|Wilson, J - UGA POULTRY SCIENCE|
Submitted to: Avian Diseases
Publication Type: Peer Reviewed Journal
Publication Acceptance Date: April 17, 2006
Publication Date: September 1, 2006
Citation: Cox Jr, N.A., Richardson, L.J., Buhr, R.J., Cray, P.J., Bailey, J.S., Wilson, J.L., Hiett, K.L. 2006. Natural presence of campylobacter spp. in various lymphoid origins bodies of commercial broiler breeder hens . Avian Diseases. 50(3):450-453. Interpretive Summary: Campylobacter spp. are known to cause acute bacterial gastroenteritis in humans. Poultry products have been implicated as a significant source of these infections. Little is known about the incidence and significance of this organism inside adult broiler breeder lymphoid tissues. In this study, we found that Campylobacter spp. can reside in different lymphoid tissues of commercial broiler breeder hens. The incidence of Campylobacter spp. in the internal tissues of commercial broiler breeders could be significant; particularly if they persist in these organs as reservoirs throughout the 65 week life cycle of breeding birds and as such play a role in the egg transmission of this human pathogen.

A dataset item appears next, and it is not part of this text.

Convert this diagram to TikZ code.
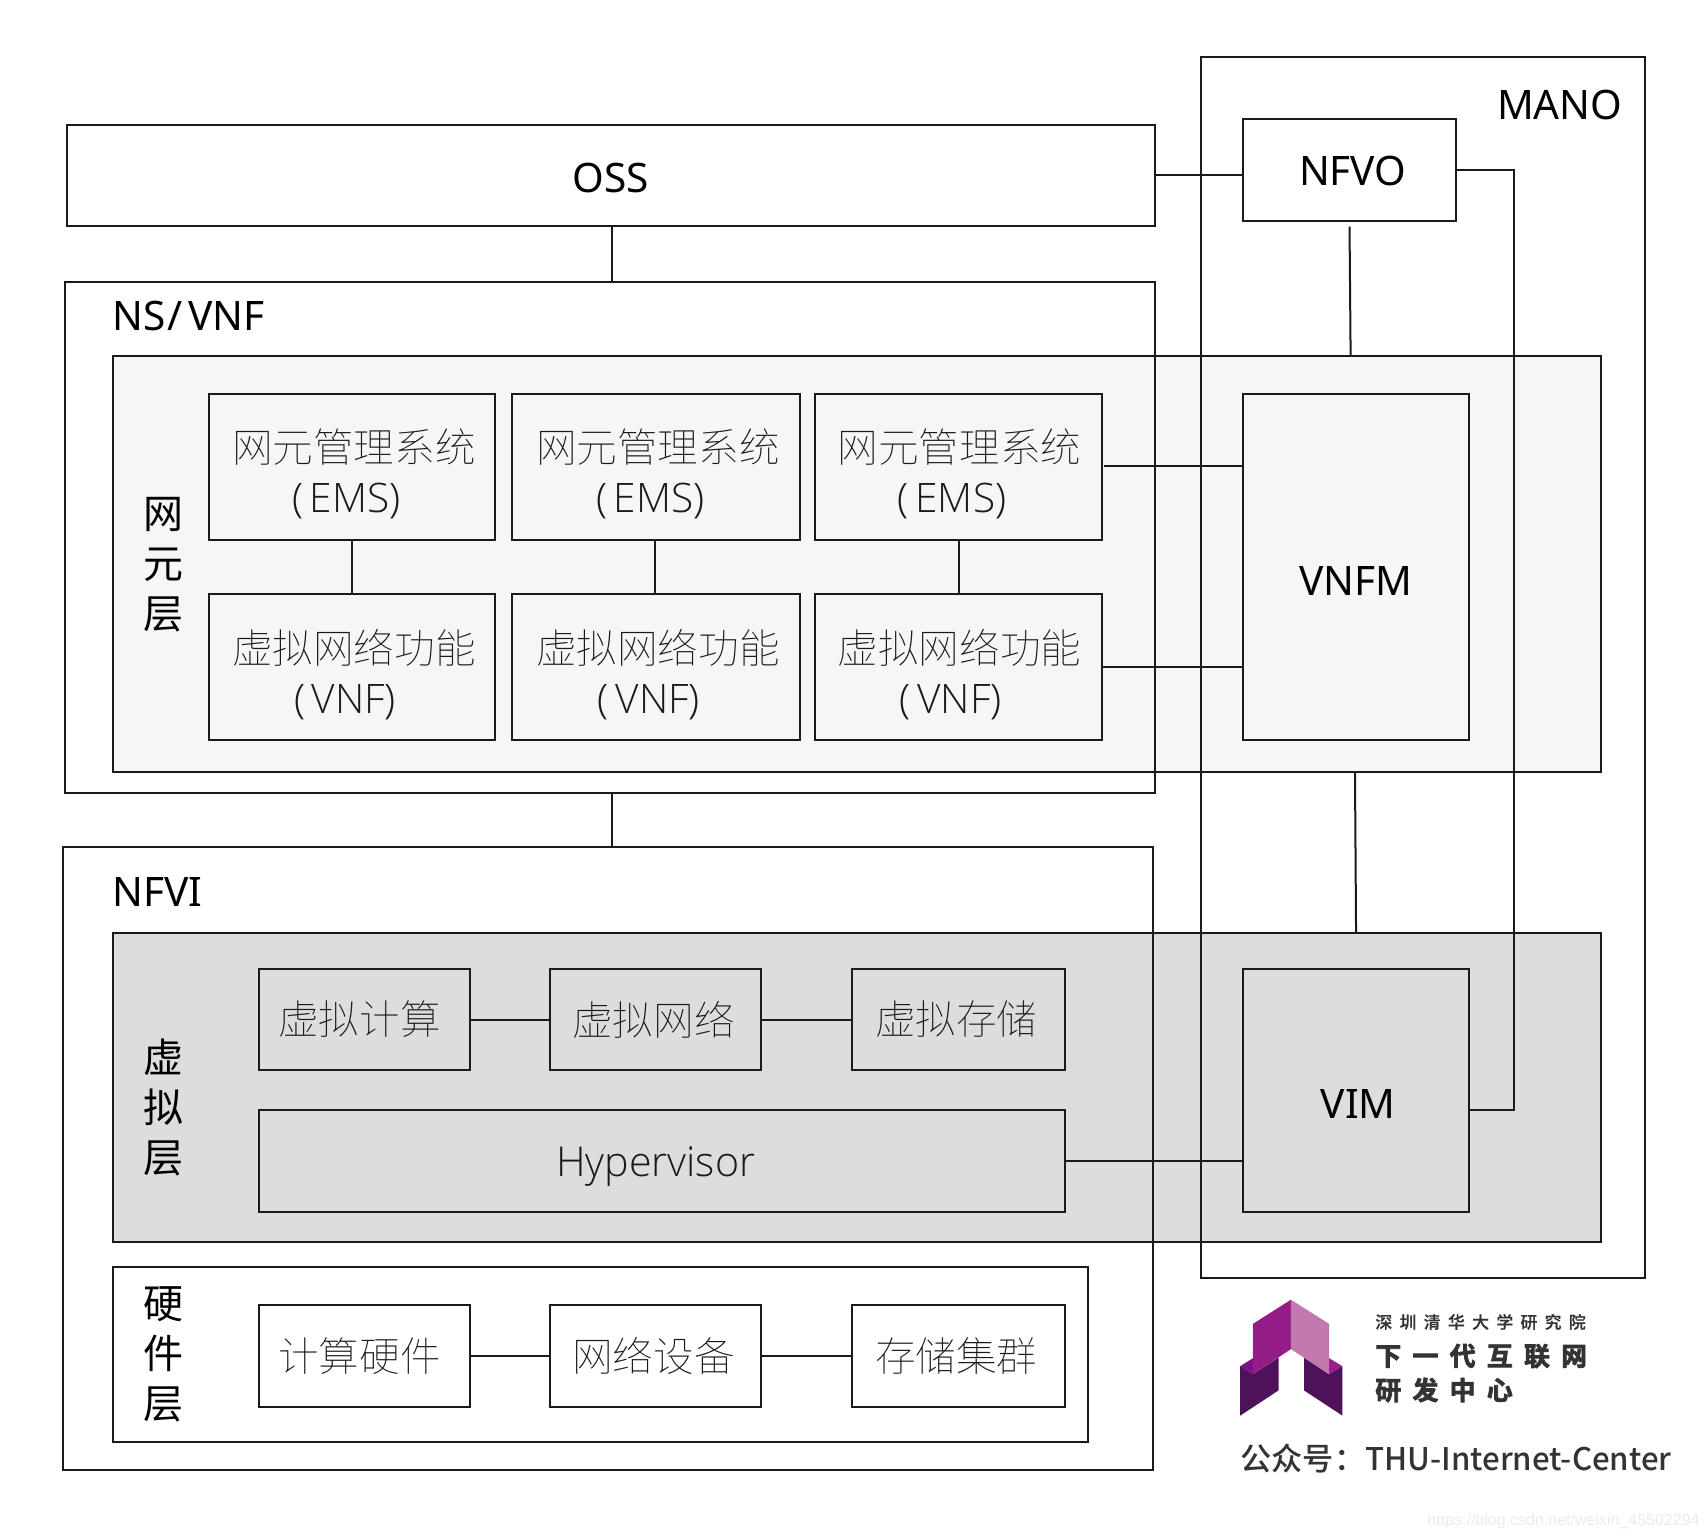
\documentclass[tikz,border=0pt]{standalone}
\usepackage{fontspec}
\setmainfont{Noto Sans}
\newfontfamily\cjkreg{Noto Sans CJK SC}
\newfontfamily\cjklight{Noto Sans CJK SC Thin}
\newfontfamily\latlight{Open Sans Light}
\newfontfamily\cjkbold{Noto Sans CJK SC Bold}
\newfontfamily\cjkmed{Noto Sans CJK SC Medium}
\newfontfamily\logospaced[LetterSpace=44,FakeBold=0.6]{Noto Sans CJK SC Medium}
\newfontfamily\logobig[LetterSpace=44,FakeBold=3]{Noto Sans CJK SC Bold}
\newfontfamily\wm{Liberation Sans}
\definecolor{panelA}{HTML}{F5F7F6}
\definecolor{panelB}{HTML}{DCDDDD}
\definecolor{ink}{HTML}{1A1A1A}
\definecolor{lgA}{HTML}{7E1183}
\definecolor{lgB}{HTML}{9C1D8C}
\definecolor{lgC}{HTML}{4D1259}
\definecolor{lgD}{HTML}{941C87}
\definecolor{lgE}{HTML}{C379AF}
\newcommand{\rbox}[6][]{%
  \pgfmathsetmacro{\rw}{(#5-#3-1)*0.5446}%
  \pgfmathsetmacro{\rh}{(#6-#4-1)*0.5446}%
  \node[rect,minimum width=\rw pt,minimum height=\rh pt,#1] (#2) at ({(#3+#5)/2},{(#4+#6)/2}) {};}
\tikzset{
  rect/.style={draw=ink,line width=1pt,inner sep=0pt,outer sep=0pt,fill=none},
  link/.style={draw=ink,line width=1pt},
  big/.style={font=\fontsize{20.3}{25}\selectfont,text=black,inner sep=0pt},
  thinl/.style={font=\latlight\fontsize{20.6}{25}\selectfont,text=ink,inner sep=0pt},
  cjkt/.style={font=\fontsize{20.3}{25}\selectfont,text=ink,align=center,inner sep=0pt},
  stack/.style={font=\cjkreg\fontsize{20}{25}\selectfont,text=black,align=center,inner sep=0pt},
}
\newcommand{\twol}[2]{{\cjklight #1}\\{\latlight #2}}
\begin{document}
\begin{tikzpicture}[x=0.5446pt,y=-0.5446pt]
\useasboundingbox (0,0) rectangle (1567.2,1411.2);
% panels
\rbox[fill=panelA]{pnA}{103}{326}{1470}{709}
\rbox[fill=panelB]{pnB}{103}{856}{1470}{1141}
\rbox{pnC}{103}{1163}{999}{1324}
% outer frames
\rbox{oss}{61}{114}{1061}{208}
\rbox{ns}{59}{258}{1061}{729}
\rbox{nfvi}{57}{777}{1059}{1350}
\rbox{mano}{1102}{52}{1511}{1174}
\rbox{nfvo}{1141}{109}{1337}{203}
\rbox{vnfm}{1141}{361}{1349}{680}
\rbox{vim}{1141}{889}{1349}{1113}
% EMS / VNF
\rbox{emsA}{191}{361}{455}{496}
\rbox{emsB}{470}{361}{735}{496}
\rbox{emsC}{748}{361}{1012}{496}
\rbox{vnfA}{191}{545}{455}{680}
\rbox{vnfB}{470}{545}{735}{680}
\rbox{vnfC}{748}{545}{1012}{680}
% virtual
\rbox{vcA}{237}{889}{432}{983}
\rbox{vcB}{504}{889}{699}{983}
\rbox{vcC}{782}{889}{978}{983}
\rbox{hyp}{237}{1019}{978}{1113}
% hardware
\rbox{hwA}{237}{1198}{432}{1292}
\rbox{hwB}{504}{1198}{699}{1292}
\rbox{hwC}{782}{1198}{978}{1292}
% connectors
\draw[link] (562,0 |- oss.south) -- (562,0 |- ns.north);
\draw[link] (562,0 |- ns.south) -- (562,0 |- nfvi.north);
\draw[link] (oss.east |- 0,161) -- (nfvo.west |- 0,161);
\coordinate (nfvoGap) at (1239,208);
\draw[link] (nfvoGap) -- (1240,0 |- pnA.north);
\draw[link] (nfvo.east) -- (1390,0 |- nfvo.east) -- (1390,1019) -- (vim.east |- 0,1019);
\coordinate (emsGap) at (1014,428);
\draw[link] (emsGap) -- (vnfm.west |- emsGap);
\draw[link] (vnfC.east |- 0,612) -- (vnfm.west |- 0,612);
\draw[link] (323,0 |- emsA.south) -- (323,0 |- vnfA.north);
\draw[link] (601,0 |- emsB.south) -- (601,0 |- vnfB.north);
\draw[link] (880,0 |- emsC.south) -- (880,0 |- vnfC.north);
\draw[link] (1244,0 |- pnA.south) -- (1245,0 |- pnB.north);
\draw[link] (hyp.east |- 0,1066) -- (vim.west |- 0,1066);
\draw[link] (vcA.east) -- (vcB.west);
\draw[link] (vcB.east) -- (vcC.west);
\draw[link] (hwA.east) -- (hwB.west);
\draw[link] (hwB.east) -- (hwC.west);
% big labels
\node[big] (tOss) at (561,163) {OSS};
\node[big] (tNfvo) at (1242,157) {NFVO};
\node[big] (tMano) at (1432,96) {MANO};
\node[big,anchor=west] (tNs) at (103,290) {NS\kern0.8pt/\kern3pt VNF};
\node[big,anchor=west] (tNfvi) at (103,819) {NFVI};
\node[big] (tVnfm) at (1245,533) {VNFM};
\node[big] (tVim) at (1247,1014) {VIM};
\node[thinl] (tHyp) at (602,1071) {Hypervisor};
\node[stack] (sA) at (150,518) {网\\元\\层};
\node[stack] (sB) at (150,1017) {虚\\拟\\层};
\node[stack] (sC) at (150,1243) {硬\\件\\层};
\node[cjkt] (tE1) at (325,435) {\twol{网元管理系统}{(\,EMS)\hspace*{7.6pt}}};
\node[cjkt] (tE2) at (604,435) {\twol{网元管理系统}{(\,EMS)\hspace*{7.6pt}}};
\node[cjkt] (tE3) at (881,435) {\twol{网元管理系统}{(\,EMS)\hspace*{7.6pt}}};
\node[cjkt] (tV1) at (325,619) {\twol{虚拟网络功能}{(\,VNF)\hspace*{9pt}}};
\node[cjkt] (tV2) at (604,619) {\twol{虚拟网络功能}{(\,VNF)\hspace*{9pt}}};
\node[cjkt] (tV3) at (881,619) {\twol{虚拟网络功能}{(\,VNF)\hspace*{9pt}}};
\node[cjkt,font=\cjklight\fontsize{20.3}{25}\selectfont] (c1) at (330,936) {虚拟计算};
\node[cjkt,font=\cjklight\fontsize{20.3}{25}\selectfont] (c2) at (600,936) {虚拟网络};
\node[cjkt,font=\cjklight\fontsize{20.3}{25}\selectfont] (c3) at (878,936) {虚拟存储};
\node[cjkt,font=\cjklight\fontsize{20.3}{25}\selectfont] (h1) at (330,1245) {计算硬件};
\node[cjkt,font=\cjklight\fontsize{20.3}{25}\selectfont] (h2) at (600,1245) {网络设备};
\node[cjkt,font=\cjklight\fontsize{20.3}{25}\selectfont] (h3) at (878,1245) {存储集群};
% logo, in reference pixels
\begin{scope}[x=0.5pt,y=-0.5pt]
\fill[lgA] (1240.2,1366.2) -- (1252.9,1358.2) -- (1252.9,1374.3) -- cycle;
\fill[lgB] (1329.2,1358.2) -- (1342.4,1366.2) -- (1329.2,1374.3) -- cycle;
\fill[lgC] (1240.2,1366.2) -- (1252.9,1374.3) -- (1278.5,1357.5) -- (1278.5,1390.4) -- (1240.2,1415.6) -- cycle;
\fill[lgC] (1304,1357.5) -- (1329.2,1374.3) -- (1342.4,1366.2) -- (1342.4,1415.6) -- (1304,1390.4) -- cycle;
\fill[lgD] (1290.9,1299.7) -- (1252.9,1323.9) -- (1252.9,1374.3) -- (1290.9,1349.1) -- cycle;
\fill[lgE] (1290.9,1299.7) -- (1329.2,1323.9) -- (1329.2,1374.3) -- (1290.9,1349.1) -- cycle;
\node[anchor=west,inner sep=0pt,text=black!80,font=\logospaced\fontsize{8.4}{10}\selectfont] (lg1) at (1375,1322) {深圳清华大学研究院};
\node[anchor=west,inner sep=0pt,text=black!80,font=\logobig\fontsize{12.9}{14}\selectfont] (lg2) at (1375,1356) {下一代互联网};
\node[anchor=west,inner sep=0pt,text=black!80,font=\logobig\fontsize{12.9}{14}\selectfont] (lg3) at (1375,1390) {研发中心};
\node[anchor=west,inner sep=0pt,text=black!80,font=\cjkmed\fontsize{15.6}{17}\selectfont] (lg4) at (1240,1458) {公众号：THU-Internet-Center};
\node[anchor=west,inner sep=0pt,text=black!8,font=\wm\fontsize{8}{10}\selectfont] (wm) at (1427,1521) {https://blog.csdn.net/weixin\_45502294};
\end{scope}
\end{tikzpicture}
\end{document}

Technical Abstract: Campylobacter spp. are known to cause acute bacterial gastroenteritis in humans. Poultry products have been implicated as a significant source of these infections. Six experiments were performed to determine if Campylobacter spp. could be isolated naturally from the lymphoid-like tissues of commercial broiler breeder hens. Broiler breeder hens were acquired from different commercial sources during the early, middle, and late lay cycles. The birds were euthanized, de-feathered and aseptically opened. To reduce the possibility of cross-contamination between samples, the thymus, spleen, and liver/gallbladder were aseptically removed prior to the ceca. Individual samples were placed in sterile bags, packed on ice and transported to the laboratory for evaluation. In this study Campylobacter spp. were found in 11/43 thymus, 8/43 spleen, 4/43 liver/gallbladder, and 30/43 ceca. Overall, 28/53 isolates were Campylobacter coli and 25/53 isolates were found to be Campylobacter jejuni.